▸ WHAT YOU SHOULD DO: Leave out any picture and return the remaining listing below exactly as given.

▸ DATASET EXTRACT:
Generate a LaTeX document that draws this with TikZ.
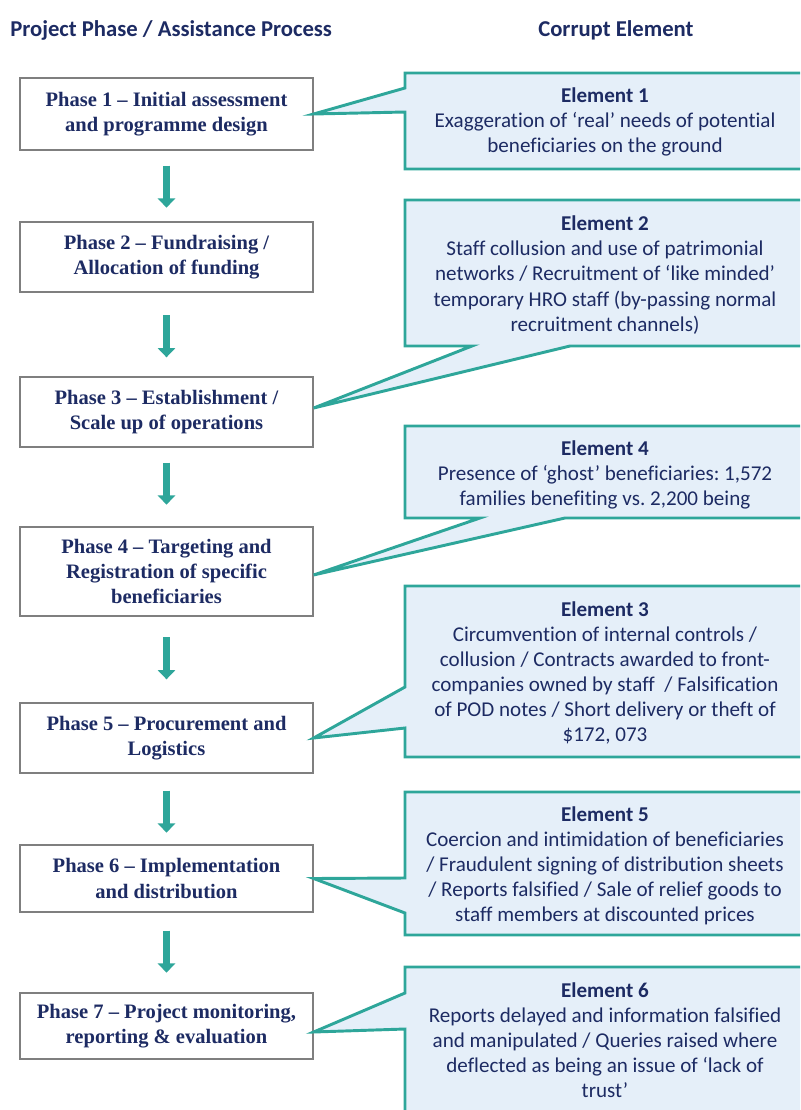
\documentclass[tikz,border=0pt]{standalone}
\usepackage{fontspec}
\setmainfont{Liberation Serif}
\newfontfamily\calib[Ligatures={NoCommon}]{Carlito}
\usetikzlibrary{arrows.meta}
\definecolor{tealc}{HTML}{2EA69A}
\definecolor{navy}{HTML}{1D2B63}
\definecolor{cfill}{HTML}{E5EFF9}
\definecolor{boxline}{HTML}{7F7F7F}
\frenchspacing
\begin{document}
\begin{tikzpicture}[x=0.75pt,y=-0.75pt,
  phasebox/.style={draw=boxline,line width=1pt,fill=white,minimum width=219.75pt,
    inner sep=0pt,align=center,text=navy,font=\bfseries\fontsize{15.4}{18.8}\selectfont},
  calloutshape/.style={draw=tealc,fill=cfill,line width=2.2pt,line join=miter},
  callouttext/.style={inner sep=0pt,align=center,text=navy,font=\calib\fontsize{15.8}{18.8}\selectfont},
  header/.style={inner sep=0pt,anchor=west,text=navy,font=\calib\bfseries\fontsize{17}{20}\selectfont},
  flowarrow/.style={draw=tealc,line width=5.5pt,-{Triangle[width=13pt,length=7pt]}}]
\useasboundingbox (0,0) rectangle (800,1110);
\clip (0,0) rectangle (800,1110);

\node[header] (h1) at (10,30) {Project Phase / Assistance Process};
\node[header] (h2) at (538,30) {Corrupt Element};

\node[phasebox,minimum height=54pt] (p1) at (166.5,114) {Phase 1 – Initial assessment\\and programme design};
\node[phasebox,minimum height=52.5pt] (p2) at (166.5,257) {Phase 2 – Fundraising /\\Allocation of funding};
\node[phasebox,minimum height=52.5pt] (p3) at (166.5,412) {Phase 3 – Establishment /\\Scale up of operations};
\node[phasebox,minimum height=66.75pt] (p4) at (166.5,571.5) {Phase 4 – Targeting and\\Registration of specific\\beneficiaries};
\node[phasebox,minimum height=52.5pt] (p5) at (166.5,738) {Phase 5 – Procurement and\\Logistics};
\node[phasebox,minimum height=50.25pt] (p6) at (166.5,878.5) {Phase 6 – Implementation\\and distribution};
\node[phasebox,minimum height=49.5pt] (p7) at (166.5,1026) {Phase 7 – Project monitoring,\\reporting \& evaluation};

\draw[flowarrow] ([yshift=-11.25pt]p1.south) -- ++(0,42);
\draw[flowarrow] ([yshift=-17pt]p2.south) -- ++(0,42);
\draw[flowarrow] ([yshift=-11.25pt]p3.south) -- ++(0,42);
\draw[flowarrow] ([yshift=-15.5pt]p4.south) -- ++(0,42);
\draw[flowarrow] ([yshift=-12.75pt]p5.south) -- ++(0,42);
\draw[flowarrow] ([yshift=-13.5pt]p6.south) -- ++(0,42);

\draw[calloutshape] (405,73) -- (815,73) -- (815,169) -- (405,169) -- (405,112) -- (p1.east) -- (405,88) -- cycle;
\draw[calloutshape] (405,200) -- (815,200) -- (815,346) -- (570,346) -- ([yshift=3pt]p3.east) -- (472,346) -- (405,346) -- cycle;
\draw[calloutshape] (405,426) -- (815,426) -- (815,518) -- (565,518) -- ([yshift=-2.6pt]p4.east) -- (480,518) -- (405,518) -- cycle;
\draw[calloutshape] (405,586) -- (815,586) -- (815,757) -- (405,757) -- (405,728) -- (p5.east) -- (405,687) -- cycle;
\draw[calloutshape] (405,792) -- (815,792) -- (815,935) -- (405,935) -- (405,913) -- (p6.east) -- (405,878) -- cycle;
\draw[calloutshape] (405,967) -- (815,967) -- (815,1130) -- (405,1130) -- (405,1029) -- ([yshift=-4.5pt]p7.east) -- (405,993) -- cycle;

\node[callouttext] (e1) at (605,121.5) {\textbf{Element 1}\\Exaggeration of ‘real’ needs of potential\\beneficiaries on the ground};
\node[callouttext] (e2) at (605,275) {\textbf{Element 2}\\Staff collusion and use of patrimonial\\networks / Recruitment of ‘like minded’\\temporary HRO staff (by-passing normal\\recruitment channels)};
\node[callouttext] (e4) at (605,475) {\textbf{Element 4}\\Presence of ‘ghost’ beneficiaries: 1,572\\families benefiting vs. 2,200 being};
\node[callouttext] (e3) at (605,673) {\textbf{Element 3}\\Circumvention of internal controls /\\collusion / Contracts awarded to front-\\companies owned by staff~ / Falsification\\of POD notes / Short delivery or theft of\\\$172, 073};
\node[callouttext] (e5) at (605,865.5) {\textbf{Element 5}\\Coercion and intimidation of beneficiaries\\/ Fraudulent signing of distribution sheets\\/ Reports falsified / Sale of relief goods to\\staff members at discounted prices};
\node[callouttext] (e6) at (605,1040) {\textbf{Element 6}\\Reports delayed and information falsified\\and manipulated / Queries raised where\\deflected as being an issue of ‘lack of\\trust’};
\end{tikzpicture}
\end{document}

▸ TASK RESULT:
Generate a LaTeX document that draws this with TikZ.
\documentclass[tikz,border=0pt]{standalone}
\usepackage{fontspec}
\setmainfont{Liberation Serif}
\newfontfamily\calib[Ligatures={NoCommon}]{Carlito}
\usetikzlibrary{arrows.meta}
\definecolor{tealc}{HTML}{2EA69A}
\definecolor{navy}{HTML}{1D2B63}
\definecolor{cfill}{HTML}{E5EFF9}
\definecolor{boxline}{HTML}{7F7F7F}
\frenchspacing
\begin{document}
\begin{tikzpicture}[x=0.75pt,y=-0.75pt,
  phasebox/.style={draw=boxline,line width=1pt,fill=white,minimum width=219.75pt,
    inner sep=0pt,align=center,text=navy,font=\bfseries\fontsize{15.4}{18.8}\selectfont},
  calloutshape/.style={draw=tealc,fill=cfill,line width=2.2pt,line join=miter},
  callouttext/.style={inner sep=0pt,align=center,text=navy,font=\calib\fontsize{15.8}{18.8}\selectfont},
  header/.style={inner sep=0pt,anchor=west,text=navy,font=\calib\bfseries\fontsize{17}{20}\selectfont},
  flowarrow/.style={draw=tealc,line width=5.5pt,-{Triangle[width=13pt,length=7pt]}}]
\useasboundingbox (0,0) rectangle (800,1110);
\clip (0,0) rectangle (800,1110);

\node[header] (h1) at (10,30) {Project Phase / Assistance Process};
\node[header] (h2) at (538,30) {Corrupt Element};

\node[phasebox,minimum height=54pt] (p1) at (166.5,114) {Phase 1 – Initial assessment\\and programme design};
\node[phasebox,minimum height=52.5pt] (p2) at (166.5,257) {Phase 2 – Fundraising /\\Allocation of funding};
\node[phasebox,minimum height=52.5pt] (p3) at (166.5,412) {Phase 3 – Establishment /\\Scale up of operations};
\node[phasebox,minimum height=66.75pt] (p4) at (166.5,571.5) {Phase 4 – Targeting and\\Registration of specific\\beneficiaries};
\node[phasebox,minimum height=52.5pt] (p5) at (166.5,738) {Phase 5 – Procurement and\\Logistics};
\node[phasebox,minimum height=50.25pt] (p6) at (166.5,878.5) {Phase 6 – Implementation\\and distribution};
\node[phasebox,minimum height=49.5pt] (p7) at (166.5,1026) {Phase 7 – Project monitoring,\\reporting \& evaluation};

\draw[flowarrow] ([yshift=-11.25pt]p1.south) -- ++(0,42);
\draw[flowarrow] ([yshift=-17pt]p2.south) -- ++(0,42);
\draw[flowarrow] ([yshift=-11.25pt]p3.south) -- ++(0,42);
\draw[flowarrow] ([yshift=-15.5pt]p4.south) -- ++(0,42);
\draw[flowarrow] ([yshift=-12.75pt]p5.south) -- ++(0,42);
\draw[flowarrow] ([yshift=-13.5pt]p6.south) -- ++(0,42);

\draw[calloutshape] (405,73) -- (815,73) -- (815,169) -- (405,169) -- (405,112) -- (p1.east) -- (405,88) -- cycle;
\draw[calloutshape] (405,200) -- (815,200) -- (815,346) -- (570,346) -- ([yshift=3pt]p3.east) -- (472,346) -- (405,346) -- cycle;
\draw[calloutshape] (405,426) -- (815,426) -- (815,518) -- (565,518) -- ([yshift=-2.6pt]p4.east) -- (480,518) -- (405,518) -- cycle;
\draw[calloutshape] (405,586) -- (815,586) -- (815,757) -- (405,757) -- (405,728) -- (p5.east) -- (405,687) -- cycle;
\draw[calloutshape] (405,792) -- (815,792) -- (815,935) -- (405,935) -- (405,913) -- (p6.east) -- (405,878) -- cycle;
\draw[calloutshape] (405,967) -- (815,967) -- (815,1130) -- (405,1130) -- (405,1029) -- ([yshift=-4.5pt]p7.east) -- (405,993) -- cycle;

\node[callouttext] (e1) at (605,121.5) {\textbf{Element 1}\\Exaggeration of ‘real’ needs of potential\\beneficiaries on the ground};
\node[callouttext] (e2) at (605,275) {\textbf{Element 2}\\Staff collusion and use of patrimonial\\networks / Recruitment of ‘like minded’\\temporary HRO staff (by-passing normal\\recruitment channels)};
\node[callouttext] (e4) at (605,475) {\textbf{Element 4}\\Presence of ‘ghost’ beneficiaries: 1,572\\families benefiting vs. 2,200 being};
\node[callouttext] (e3) at (605,673) {\textbf{Element 3}\\Circumvention of internal controls /\\collusion / Contracts awarded to front-\\companies owned by staff~ / Falsification\\of POD notes / Short delivery or theft of\\\$172, 073};
\node[callouttext] (e5) at (605,865.5) {\textbf{Element 5}\\Coercion and intimidation of beneficiaries\\/ Fraudulent signing of distribution sheets\\/ Reports falsified / Sale of relief goods to\\staff members at discounted prices};
\node[callouttext] (e6) at (605,1040) {\textbf{Element 6}\\Reports delayed and information falsified\\and manipulated / Queries raised where\\deflected as being an issue of ‘lack of\\trust’};
\end{tikzpicture}
\end{document}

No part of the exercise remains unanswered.